| DO THIS |
Transcribe the listing in full, excluding any pictures.

———

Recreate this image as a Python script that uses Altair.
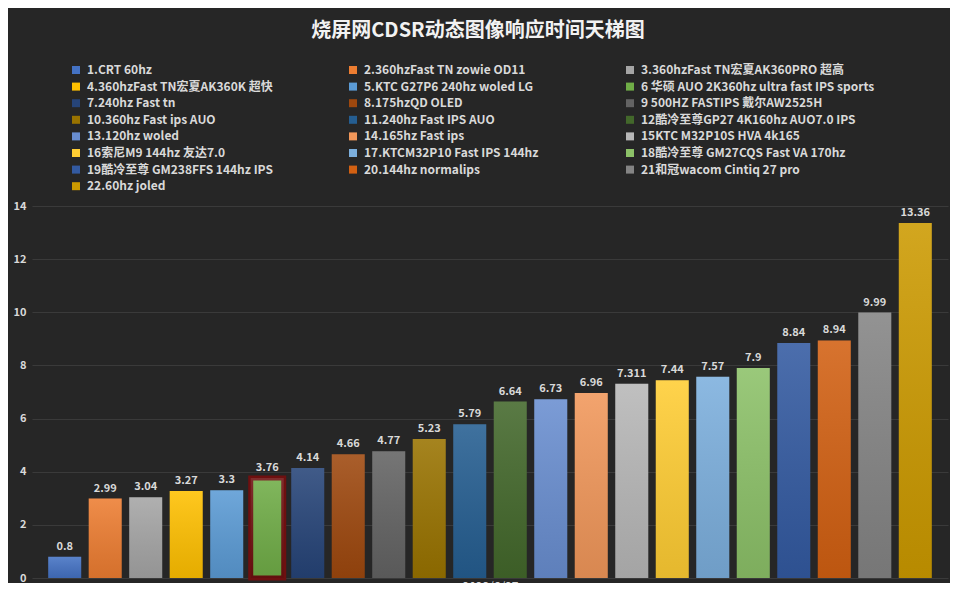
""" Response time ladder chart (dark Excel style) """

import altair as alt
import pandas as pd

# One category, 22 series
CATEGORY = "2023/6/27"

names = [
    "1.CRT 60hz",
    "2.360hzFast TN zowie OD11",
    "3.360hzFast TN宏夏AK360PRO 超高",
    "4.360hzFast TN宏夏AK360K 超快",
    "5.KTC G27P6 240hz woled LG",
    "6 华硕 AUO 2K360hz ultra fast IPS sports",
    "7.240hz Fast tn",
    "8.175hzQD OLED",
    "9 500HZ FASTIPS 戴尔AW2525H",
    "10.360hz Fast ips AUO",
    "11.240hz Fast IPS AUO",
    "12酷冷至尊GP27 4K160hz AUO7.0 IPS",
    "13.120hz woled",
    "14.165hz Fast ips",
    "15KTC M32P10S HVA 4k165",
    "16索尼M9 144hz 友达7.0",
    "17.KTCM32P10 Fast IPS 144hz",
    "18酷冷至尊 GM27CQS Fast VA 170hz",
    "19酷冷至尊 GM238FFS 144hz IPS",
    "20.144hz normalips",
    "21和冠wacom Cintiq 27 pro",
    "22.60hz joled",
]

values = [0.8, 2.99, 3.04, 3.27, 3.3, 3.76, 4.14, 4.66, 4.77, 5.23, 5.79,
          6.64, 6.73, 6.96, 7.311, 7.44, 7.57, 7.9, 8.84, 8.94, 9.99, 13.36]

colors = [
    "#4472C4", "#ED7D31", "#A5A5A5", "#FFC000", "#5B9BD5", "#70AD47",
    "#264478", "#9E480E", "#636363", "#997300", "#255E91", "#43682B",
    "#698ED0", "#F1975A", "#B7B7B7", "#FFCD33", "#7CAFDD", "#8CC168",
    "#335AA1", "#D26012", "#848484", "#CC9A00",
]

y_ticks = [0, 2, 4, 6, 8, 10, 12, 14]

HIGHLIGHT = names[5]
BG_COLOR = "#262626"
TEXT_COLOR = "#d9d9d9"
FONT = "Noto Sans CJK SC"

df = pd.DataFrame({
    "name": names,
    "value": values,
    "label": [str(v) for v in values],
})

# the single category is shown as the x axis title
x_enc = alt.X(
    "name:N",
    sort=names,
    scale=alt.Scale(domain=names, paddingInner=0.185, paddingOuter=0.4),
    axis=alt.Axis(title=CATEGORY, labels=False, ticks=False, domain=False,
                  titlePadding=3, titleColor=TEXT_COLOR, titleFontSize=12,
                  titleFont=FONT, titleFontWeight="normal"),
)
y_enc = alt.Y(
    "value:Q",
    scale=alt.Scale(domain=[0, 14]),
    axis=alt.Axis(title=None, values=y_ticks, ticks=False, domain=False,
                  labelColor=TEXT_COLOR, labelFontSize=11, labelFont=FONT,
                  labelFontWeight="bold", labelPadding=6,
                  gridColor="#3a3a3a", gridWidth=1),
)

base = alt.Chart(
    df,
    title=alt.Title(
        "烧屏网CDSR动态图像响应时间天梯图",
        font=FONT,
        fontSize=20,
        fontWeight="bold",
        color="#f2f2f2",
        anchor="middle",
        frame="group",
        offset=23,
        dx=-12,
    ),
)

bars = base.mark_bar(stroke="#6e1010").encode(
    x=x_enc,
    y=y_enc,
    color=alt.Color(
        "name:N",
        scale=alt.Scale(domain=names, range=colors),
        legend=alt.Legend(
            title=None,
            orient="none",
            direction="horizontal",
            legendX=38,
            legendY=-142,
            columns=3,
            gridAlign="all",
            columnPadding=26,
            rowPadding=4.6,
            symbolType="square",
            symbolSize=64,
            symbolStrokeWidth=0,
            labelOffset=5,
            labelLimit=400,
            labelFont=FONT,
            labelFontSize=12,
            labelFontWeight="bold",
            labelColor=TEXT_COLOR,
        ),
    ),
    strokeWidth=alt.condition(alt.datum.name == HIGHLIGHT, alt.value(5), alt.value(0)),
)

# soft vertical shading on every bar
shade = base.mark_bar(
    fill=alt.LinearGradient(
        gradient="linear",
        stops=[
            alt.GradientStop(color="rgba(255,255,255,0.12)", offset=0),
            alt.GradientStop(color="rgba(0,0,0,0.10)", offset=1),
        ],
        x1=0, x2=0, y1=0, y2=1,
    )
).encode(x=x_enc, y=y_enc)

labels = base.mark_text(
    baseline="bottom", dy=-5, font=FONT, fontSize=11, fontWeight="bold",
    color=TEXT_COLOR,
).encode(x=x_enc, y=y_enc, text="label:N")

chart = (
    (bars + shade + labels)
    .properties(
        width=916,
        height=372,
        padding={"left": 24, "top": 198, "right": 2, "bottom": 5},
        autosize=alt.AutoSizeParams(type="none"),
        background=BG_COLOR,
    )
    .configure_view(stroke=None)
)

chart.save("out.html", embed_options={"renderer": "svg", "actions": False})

———

| TASK SOLUTION |
Recreate this image as a Python script that uses Altair.
""" Response time ladder chart (dark Excel style) """

import altair as alt
import pandas as pd

# One category, 22 series
CATEGORY = "2023/6/27"

names = [
    "1.CRT 60hz",
    "2.360hzFast TN zowie OD11",
    "3.360hzFast TN宏夏AK360PRO 超高",
    "4.360hzFast TN宏夏AK360K 超快",
    "5.KTC G27P6 240hz woled LG",
    "6 华硕 AUO 2K360hz ultra fast IPS sports",
    "7.240hz Fast tn",
    "8.175hzQD OLED",
    "9 500HZ FASTIPS 戴尔AW2525H",
    "10.360hz Fast ips AUO",
    "11.240hz Fast IPS AUO",
    "12酷冷至尊GP27 4K160hz AUO7.0 IPS",
    "13.120hz woled",
    "14.165hz Fast ips",
    "15KTC M32P10S HVA 4k165",
    "16索尼M9 144hz 友达7.0",
    "17.KTCM32P10 Fast IPS 144hz",
    "18酷冷至尊 GM27CQS Fast VA 170hz",
    "19酷冷至尊 GM238FFS 144hz IPS",
    "20.144hz normalips",
    "21和冠wacom Cintiq 27 pro",
    "22.60hz joled",
]

values = [0.8, 2.99, 3.04, 3.27, 3.3, 3.76, 4.14, 4.66, 4.77, 5.23, 5.79,
          6.64, 6.73, 6.96, 7.311, 7.44, 7.57, 7.9, 8.84, 8.94, 9.99, 13.36]

colors = [
    "#4472C4", "#ED7D31", "#A5A5A5", "#FFC000", "#5B9BD5", "#70AD47",
    "#264478", "#9E480E", "#636363", "#997300", "#255E91", "#43682B",
    "#698ED0", "#F1975A", "#B7B7B7", "#FFCD33", "#7CAFDD", "#8CC168",
    "#335AA1", "#D26012", "#848484", "#CC9A00",
]

y_ticks = [0, 2, 4, 6, 8, 10, 12, 14]

HIGHLIGHT = names[5]
BG_COLOR = "#262626"
TEXT_COLOR = "#d9d9d9"
FONT = "Noto Sans CJK SC"

df = pd.DataFrame({
    "name": names,
    "value": values,
    "label": [str(v) for v in values],
})

# the single category is shown as the x axis title
x_enc = alt.X(
    "name:N",
    sort=names,
    scale=alt.Scale(domain=names, paddingInner=0.185, paddingOuter=0.4),
    axis=alt.Axis(title=CATEGORY, labels=False, ticks=False, domain=False,
                  titlePadding=3, titleColor=TEXT_COLOR, titleFontSize=12,
                  titleFont=FONT, titleFontWeight="normal"),
)
y_enc = alt.Y(
    "value:Q",
    scale=alt.Scale(domain=[0, 14]),
    axis=alt.Axis(title=None, values=y_ticks, ticks=False, domain=False,
                  labelColor=TEXT_COLOR, labelFontSize=11, labelFont=FONT,
                  labelFontWeight="bold", labelPadding=6,
                  gridColor="#3a3a3a", gridWidth=1),
)

base = alt.Chart(
    df,
    title=alt.Title(
        "烧屏网CDSR动态图像响应时间天梯图",
        font=FONT,
        fontSize=20,
        fontWeight="bold",
        color="#f2f2f2",
        anchor="middle",
        frame="group",
        offset=23,
        dx=-12,
    ),
)

bars = base.mark_bar(stroke="#6e1010").encode(
    x=x_enc,
    y=y_enc,
    color=alt.Color(
        "name:N",
        scale=alt.Scale(domain=names, range=colors),
        legend=alt.Legend(
            title=None,
            orient="none",
            direction="horizontal",
            legendX=38,
            legendY=-142,
            columns=3,
            gridAlign="all",
            columnPadding=26,
            rowPadding=4.6,
            symbolType="square",
            symbolSize=64,
            symbolStrokeWidth=0,
            labelOffset=5,
            labelLimit=400,
            labelFont=FONT,
            labelFontSize=12,
            labelFontWeight="bold",
            labelColor=TEXT_COLOR,
        ),
    ),
    strokeWidth=alt.condition(alt.datum.name == HIGHLIGHT, alt.value(5), alt.value(0)),
)

# soft vertical shading on every bar
shade = base.mark_bar(
    fill=alt.LinearGradient(
        gradient="linear",
        stops=[
            alt.GradientStop(color="rgba(255,255,255,0.12)", offset=0),
            alt.GradientStop(color="rgba(0,0,0,0.10)", offset=1),
        ],
        x1=0, x2=0, y1=0, y2=1,
    )
).encode(x=x_enc, y=y_enc)

labels = base.mark_text(
    baseline="bottom", dy=-5, font=FONT, fontSize=11, fontWeight="bold",
    color=TEXT_COLOR,
).encode(x=x_enc, y=y_enc, text="label:N")

chart = (
    (bars + shade + labels)
    .properties(
        width=916,
        height=372,
        padding={"left": 24, "top": 198, "right": 2, "bottom": 5},
        autosize=alt.AutoSizeParams(type="none"),
        background=BG_COLOR,
    )
    .configure_view(stroke=None)
)

chart.save("out.html", embed_options={"renderer": "svg", "actions": False})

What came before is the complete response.